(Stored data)
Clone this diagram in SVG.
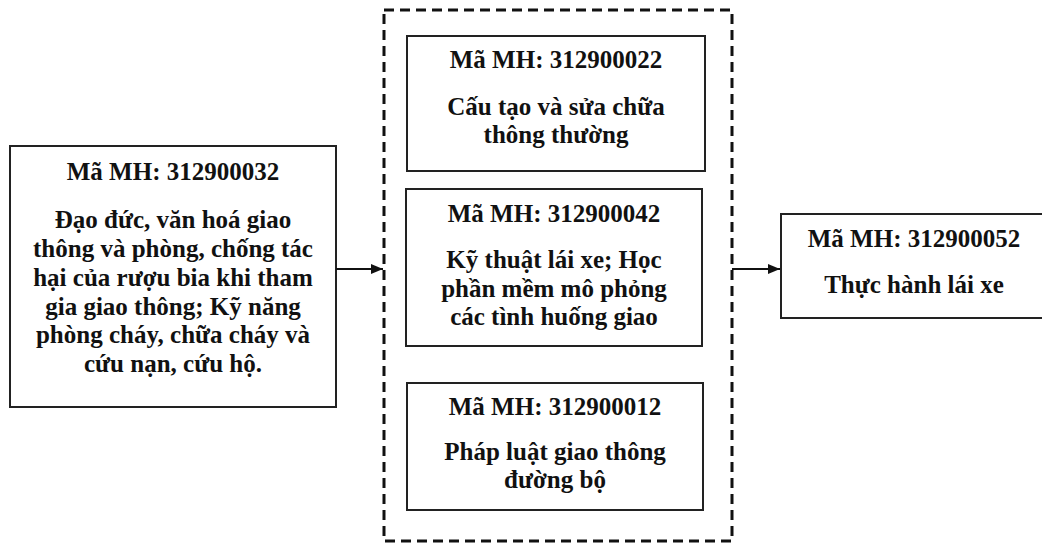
<svg xmlns="http://www.w3.org/2000/svg" width="1042" height="546" viewBox="0 0 1042 546">
<style>
.box{fill:#fff;stroke:#222;stroke-width:2}
.grp{fill:none;stroke:#111;stroke-width:3;stroke-dasharray:10 6}
text{font-family:"Liberation Serif","Times New Roman",serif;font-weight:bold;font-size:25px;fill:#111;text-anchor:middle}
.con{stroke:#111;stroke-width:2;fill:none}
</style>
<defs>
<marker id="ah" viewBox="0 0 12 10" refX="12" refY="5" markerWidth="12" markerHeight="10" markerUnits="userSpaceOnUse" orient="auto">
<path d="M0,0 L12,5 L0,10 Z" fill="#111"/>
</marker>
</defs>
<rect width="1042" height="546" fill="#fff"/>
<g id="group-box">
<rect class="grp" x="384" y="10" width="348" height="531"/>
</g>
<g id="node-032">
<rect class="box" x="10" y="146" width="326" height="261"/>
<text x="173" y="180">Mã MH: 312900032</text>
<text x="173" y="228">Đạo đức, văn hoá giao</text>
<text x="173" y="257">thông và phòng, chống tác</text>
<text x="173" y="286">hại của rượu bia khi tham</text>
<text x="173" y="315">gia giao thông; Kỹ năng</text>
<text x="173" y="343">phòng cháy, chữa cháy và</text>
<text x="173" y="372">cứu nạn, cứu hộ.</text>
</g>
<g id="node-022">
<rect class="box" x="407" y="36" width="298" height="135"/>
<text x="556" y="68">Mã MH: 312900022</text>
<text x="556" y="115">Cấu tạo và sửa chữa</text>
<text x="556" y="143">thông thường</text>
</g>
<g id="node-042">
<rect class="box" x="406" y="189" width="296" height="157"/>
<text x="554" y="222">Mã MH: 312900042</text>
<text x="554" y="268">Kỹ thuật lái xe; Học</text>
<text x="554" y="297">phần mềm mô phỏng</text>
<text x="554" y="325">các tình huống giao</text>
</g>
<g id="node-012">
<rect class="box" x="407" y="383" width="296" height="127"/>
<text x="555" y="415">Mã MH: 312900012</text>
<text x="555" y="460">Pháp luật giao thông</text>
<text x="555" y="488">đường bộ</text>
</g>
<g id="node-052">
<rect class="box" x="781" y="214" width="280" height="104"/>
<text x="914" y="247">Mã MH: 312900052</text>
<text x="914" y="293">Thực hành lái xe</text>
</g>
<g id="connectors">
<line class="con" x1="336" y1="269" x2="383" y2="269" marker-end="url(#ah)"/>
<line class="con" x1="732" y1="269" x2="780" y2="269" marker-end="url(#ah)"/>
</g>
</svg>
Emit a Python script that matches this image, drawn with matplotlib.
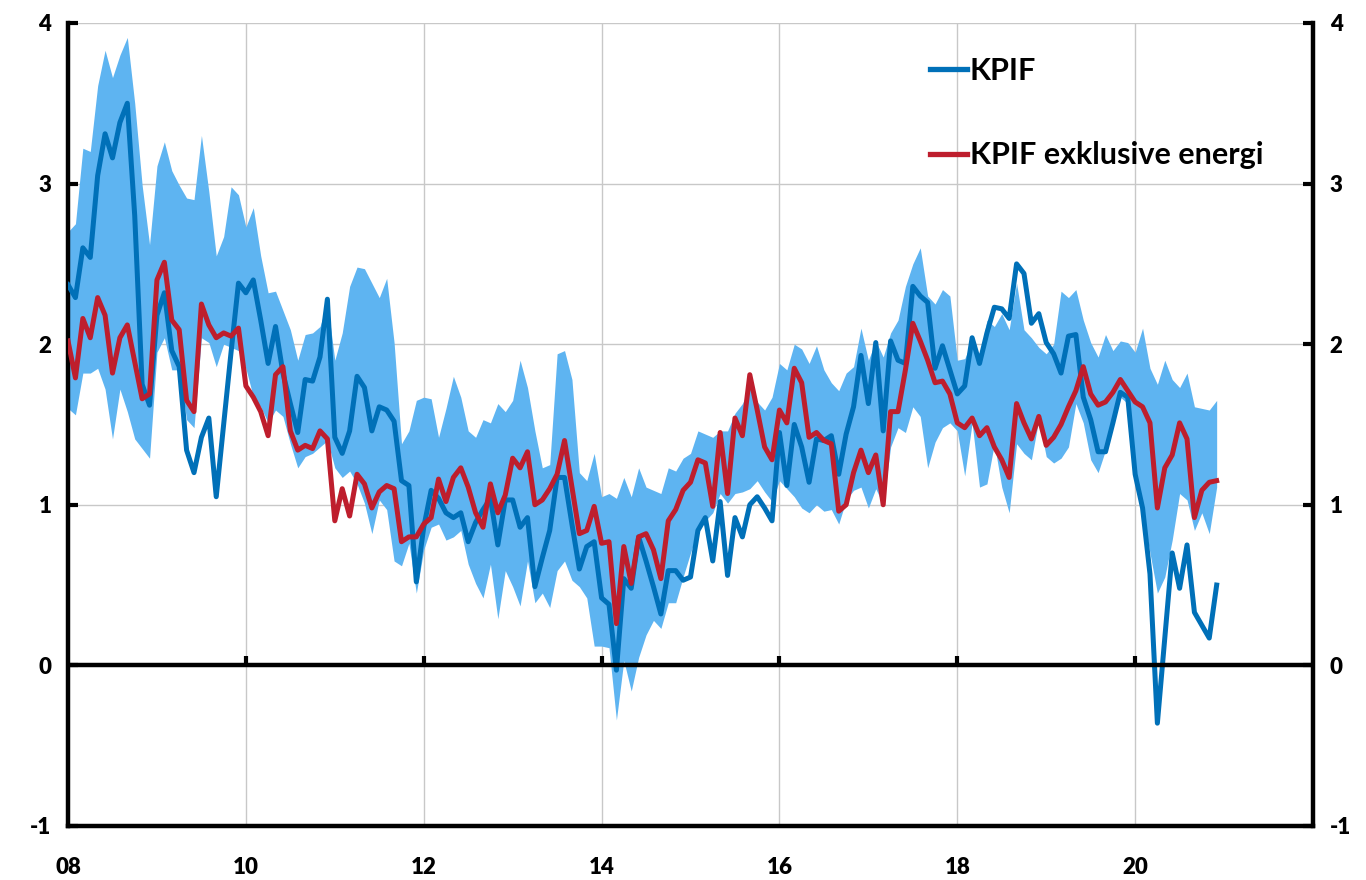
import matplotlib
matplotlib.use('Agg')
import matplotlib.pyplot as plt
import numpy as np

# monthly values, Jan 2008 - Dec 2020
kpif = [2.37, 2.29, 2.60, 2.54, 3.05, 3.31, 3.16, 3.38, 3.50, 2.80,
        1.75, 1.62, 2.18, 2.32, 1.96, 1.86, 1.34, 1.20, 1.42, 1.54,
        1.05, 1.50, 1.95, 2.38, 2.32, 2.40, 2.15, 1.88, 2.11, 1.82,
        1.63, 1.45, 1.78, 1.77, 1.92, 2.28, 1.42, 1.32, 1.46, 1.80,
        1.73, 1.46, 1.61, 1.59, 1.52, 1.15, 1.12, 0.52, 0.86, 1.09,
        1.04, 0.95, 0.92, 0.95, 0.77, 0.89, 0.97, 1.04, 0.75, 1.03,
        1.03, 0.86, 0.92, 0.49, 0.67, 0.84, 1.17, 1.17, 0.88, 0.60,
        0.74, 0.77, 0.42, 0.38, -0.03, 0.54, 0.48, 0.80, 0.65, 0.49,
        0.32, 0.59, 0.59, 0.53, 0.55, 0.84, 0.92, 0.65, 1.02, 0.56,
        0.92, 0.80, 1.00, 1.05, 0.98, 0.90, 1.45, 1.12, 1.50, 1.36,
        1.14, 1.41, 1.40, 1.43, 1.19, 1.44, 1.61, 1.93, 1.63, 2.01,
        1.46, 2.02, 1.90, 1.88, 2.36, 2.30, 2.26, 1.85, 1.99, 1.84,
        1.69, 1.74, 2.04, 1.88, 2.07, 2.23, 2.22, 2.16, 2.50, 2.44,
        2.13, 2.19, 2.01, 1.94, 1.82, 2.05, 2.06, 1.67, 1.53, 1.33,
        1.33, 1.51, 1.70, 1.67, 1.19, 0.98, 0.57, -0.36, 0.17, 0.70,
        0.48, 0.75, 0.33, 0.25, 0.17, 0.50]

kpif_ex_energy = [2.02, 1.79, 2.16, 2.04, 2.29, 2.18, 1.82, 2.04, 2.12, 1.89,
                  1.66, 1.69, 2.40, 2.51, 2.15, 2.09, 1.65, 1.58, 2.25, 2.12,
                  2.04, 2.07, 2.05, 2.10, 1.74, 1.67, 1.58, 1.43, 1.81, 1.86,
                  1.46, 1.34, 1.37, 1.35, 1.46, 1.41, 0.90, 1.10, 0.93, 1.19,
                  1.13, 0.98, 1.08, 1.12, 1.10, 0.77, 0.80, 0.80, 0.88, 0.92,
                  1.16, 1.02, 1.17, 1.23, 1.11, 0.95, 0.86, 1.13, 0.95, 1.06,
                  1.29, 1.23, 1.33, 1.00, 1.03, 1.10, 1.19, 1.40, 1.11, 0.82,
                  0.84, 0.99, 0.76, 0.77, 0.26, 0.74, 0.51, 0.80, 0.82, 0.72,
                  0.54, 0.90, 0.97, 1.09, 1.14, 1.28, 1.26, 0.99, 1.45, 1.07,
                  1.54, 1.43, 1.81, 1.59, 1.36, 1.28, 1.59, 1.51, 1.85, 1.76,
                  1.42, 1.45, 1.40, 1.38, 0.96, 1.00, 1.20, 1.34, 1.20, 1.31,
                  1.00, 1.58, 1.58, 1.84, 2.13, 2.02, 1.90, 1.76, 1.77, 1.69,
                  1.51, 1.48, 1.54, 1.43, 1.48, 1.36, 1.28, 1.17, 1.63, 1.51,
                  1.41, 1.55, 1.37, 1.42, 1.50, 1.61, 1.71, 1.86, 1.69, 1.62,
                  1.64, 1.70, 1.78, 1.71, 1.64, 1.61, 1.51, 0.98, 1.23, 1.31,
                  1.51, 1.41, 0.92, 1.09, 1.14, 1.15]

band_high = [2.70, 2.75, 3.22, 3.20, 3.61, 3.83, 3.66, 3.80, 3.91, 3.50,
             2.99, 2.62, 3.11, 3.26, 3.08, 2.99, 2.91, 2.90, 3.30, 2.95,
             2.55, 2.67, 2.98, 2.93, 2.73, 2.85, 2.55, 2.32, 2.33, 2.21,
             2.09, 1.90, 2.06, 2.07, 2.11, 2.26, 1.90, 2.07, 2.36, 2.48,
             2.47, 2.38, 2.29, 2.41, 2.01, 1.38, 1.46, 1.65, 1.67, 1.66,
             1.42, 1.60, 1.80, 1.67, 1.46, 1.42, 1.53, 1.51, 1.63, 1.58,
             1.65, 1.90, 1.73, 1.46, 1.23, 1.25, 1.94, 1.96, 1.78, 1.20,
             1.15, 1.32, 1.05, 1.07, 1.04, 1.17, 1.05, 1.23, 1.11, 1.09,
             1.07, 1.23, 1.21, 1.29, 1.32, 1.46, 1.44, 1.42, 1.46, 1.46,
             1.57, 1.63, 1.73, 1.64, 1.59, 1.67, 1.88, 1.84, 2.00, 1.97,
             1.88, 1.99, 1.84, 1.76, 1.71, 1.82, 1.86, 2.10, 1.90, 2.02,
             1.92, 2.07, 2.15, 2.36, 2.50, 2.60, 2.30, 2.25, 2.34, 2.30,
             1.90, 1.91, 2.02, 1.92, 2.15, 2.11, 2.19, 2.09, 2.38, 2.09,
             2.04, 1.98, 1.94, 2.00, 2.33, 2.29, 2.34, 2.15, 2.01, 1.92,
             2.06, 1.96, 2.02, 2.01, 1.95, 2.10, 1.85, 1.75, 1.90, 1.78,
             1.73, 1.82, 1.61, 1.60, 1.59, 1.65]

band_low = [1.60, 1.56, 1.82, 1.82, 1.85, 1.72, 1.41, 1.72, 1.58, 1.41,
            1.35, 1.29, 1.95, 2.04, 1.84, 1.84, 1.53, 1.48, 2.04, 2.01,
            1.86, 2.00, 1.98, 1.96, 1.85, 1.67, 1.61, 1.51, 1.59, 1.55,
            1.38, 1.23, 1.30, 1.32, 1.36, 1.40, 1.23, 1.17, 1.21, 1.13,
            1.01, 0.82, 1.03, 0.97, 0.65, 0.62, 0.76, 0.45, 0.72, 0.86,
            0.88, 0.78, 0.80, 0.84, 0.63, 0.51, 0.42, 0.63, 0.29, 0.59,
            0.49, 0.37, 0.65, 0.39, 0.45, 0.36, 0.59, 0.65, 0.53, 0.49,
            0.42, 0.12, 0.12, 0.11, -0.34, 0.03, -0.16, 0.05, 0.19, 0.28,
            0.23, 0.39, 0.39, 0.55, 0.70, 0.84, 0.90, 0.95, 1.07, 1.01,
            1.07, 1.08, 1.10, 1.15, 1.08, 1.02, 1.15, 1.10, 1.05, 0.98,
            0.95, 1.00, 0.96, 0.97, 0.88, 1.03, 1.09, 1.11, 0.98, 1.10,
            1.00, 1.36, 1.48, 1.45, 1.61, 1.55, 1.23, 1.39, 1.48, 1.51,
            1.46, 1.18, 1.51, 1.11, 1.13, 1.38, 1.11, 0.95, 1.38, 1.32,
            1.28, 1.53, 1.30, 1.26, 1.29, 1.36, 1.63, 1.51, 1.28, 1.20,
            1.34, 1.55, 1.67, 1.63, 1.15, 0.95, 0.70, 0.45, 0.55, 0.78,
            1.07, 1.03, 0.84, 0.95, 0.82, 1.11]

year_ticks = [2008, 2010, 2012, 2014, 2016, 2018, 2020]
year_labels = ['08', '10', '12', '14', '16', '18', '20']
y_ticks = [-1, 0, 1, 2, 3, 4]

t = 2008 + np.arange(len(kpif)) / 12

plt.rcParams['font.family'] = ['Lato', 'DejaVu Sans']
plt.rcParams['font.weight'] = 'heavy'
plt.rcParams['axes.unicode_minus'] = False

fig = plt.figure(figsize=(13.66, 8.8), dpi=100)
ax = fig.add_axes([0.0498, 0.0614, 0.9114, 0.9125])

ax.fill_between(t, band_low, band_high, color='#5EB4F1', lw=0, zorder=1)
ax.plot(t, kpif, color='#0070B8', lw=3.6, zorder=3, label='KPIF')
ax.plot(t, kpif_ex_energy, color='#BE1E2D', lw=3.6, zorder=4, label='KPIF exklusive energi')

ax.set_xlim(2008, 2022)
ax.set_ylim(-1, 4)
ax.set_yticks(y_ticks)
ax.set_yticklabels([str(v) for v in y_ticks])
ax.set_xticks(year_ticks)
ax.set_xticklabels(year_labels)
ax.grid(True, color='#C8C8C8', lw=1)
ax.set_axisbelow(True)

# zero line with the year ticks sitting on it
ax.axhline(0, color='black', lw=3.2, zorder=5)
ax.vlines(year_ticks[1:], 0, 0.06, color='black', lw=3, zorder=5)

for side in ['left', 'right', 'bottom']:
    ax.spines[side].set_linewidth(3.2)
ax.spines['top'].set_visible(False)

ax.tick_params(axis='x', length=0, pad=22, labelsize=16)
ax.tick_params(axis='y', direction='in', length=7, width=3, labelsize=16,
               left=True, right=True, labelleft=True, labelright=True, pad=12)

leg = ax.legend(loc='upper left', bbox_to_anchor=(0.680, 0.977), frameon=False,
                borderpad=0, handlelength=1.2, handletextpad=0.1, labelspacing=1.85,
                prop={'size': 22, 'weight': 'bold'})
for line in leg.get_lines():
    line.set_linewidth(3.8)

fig.savefig('out.png', dpi=100)
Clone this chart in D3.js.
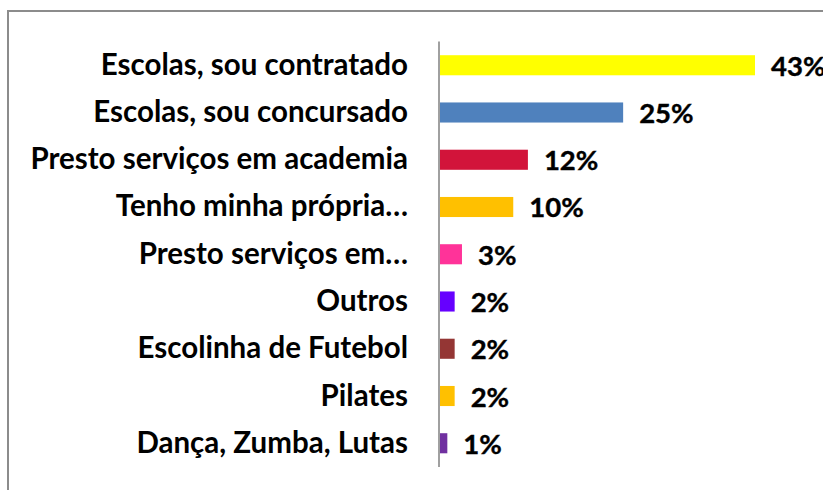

▸ To be done:
Give back the exact lines above, running from the one that has "Emit a Python" through the one that has "import numpy as np", with nothing added and no pictures.

▸ Expected output:
Emit a Python script that matches this image, drawn with matplotlib.
import matplotlib
matplotlib.use('Agg')
import matplotlib.pyplot as plt
import numpy as np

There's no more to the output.